Efficient market theory says that market participants are rational, have (roughly) equal access to information, and that information about past price changes does not enable you to predict future price changes. (The esoteric proofs of some of this rely on the normal distribution). This leads one to conclude that investing in index funds is the way to go, since beating the market is impossible. Now, I don’t believe in full efficient market theory. In particular, people are not rational, and all information is not widely and universally shared (or understood!). That’s why part of my investments are “actively” managed: I invest in particular companies I think have a good chance of beating the overall market.
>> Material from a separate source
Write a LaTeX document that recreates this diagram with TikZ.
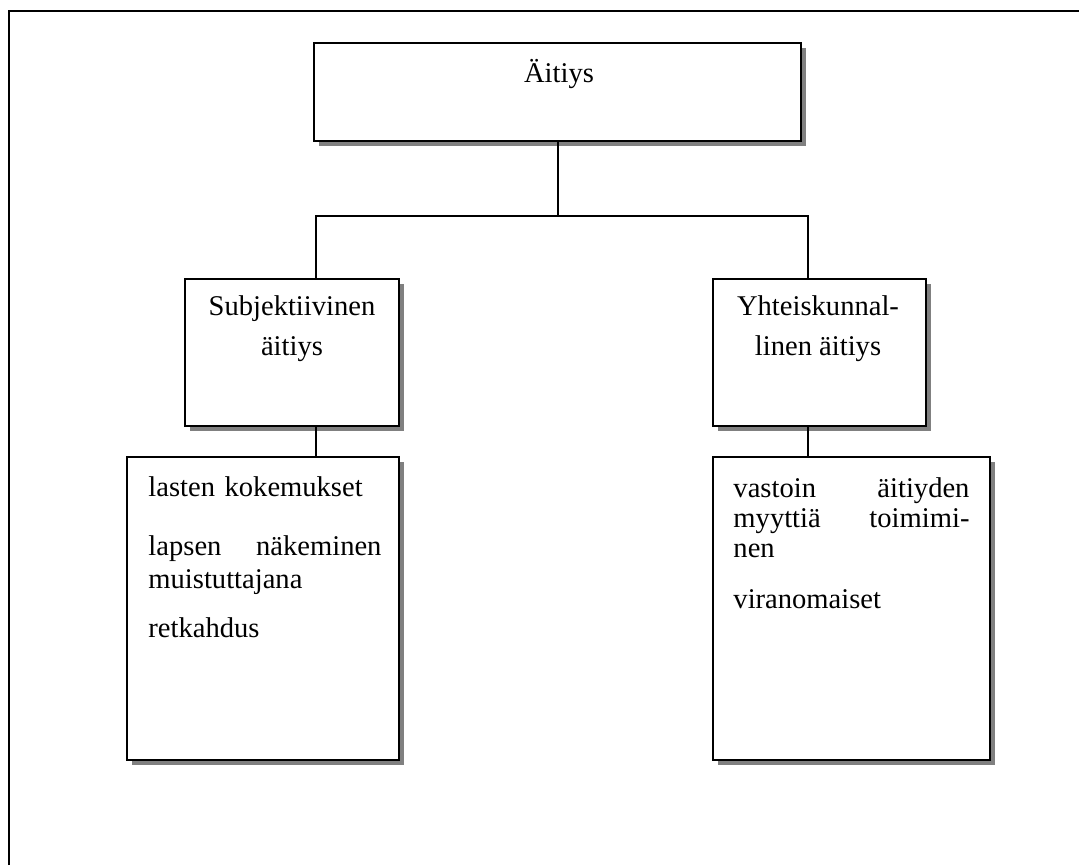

However that said, I do believe in a weaker form of efficient markets, which is that the average person can’t beat the market net of fees, so although I talk about my stock tips and analysis here on the blog for discussion and feedback, the only recommendation I ever give people who ask is to invest in a low-cost index fund, such as TD’s e-series funds or an iShares ETF (and part of my investments are in e-series funds).


3 Responses to “The Misbehavior of Markets”

  1. Michael James Says:

    Good article. You’ve captured Mandelbrot’s message well.

  2. larry macdonald Says:

    I have always wanted to read that book but never got around to it. Your review gives me a good idea what it’s about.

  3. Patrick Says:

    The Efficient Market Hypothesis does not assume people are rational or have any particular level of access to information. It merely states (with varying degrees of assertiveness) that it’s impossible to predict future stock prices.

    In case you’re interested, I posted my own thoughts on the issue in January.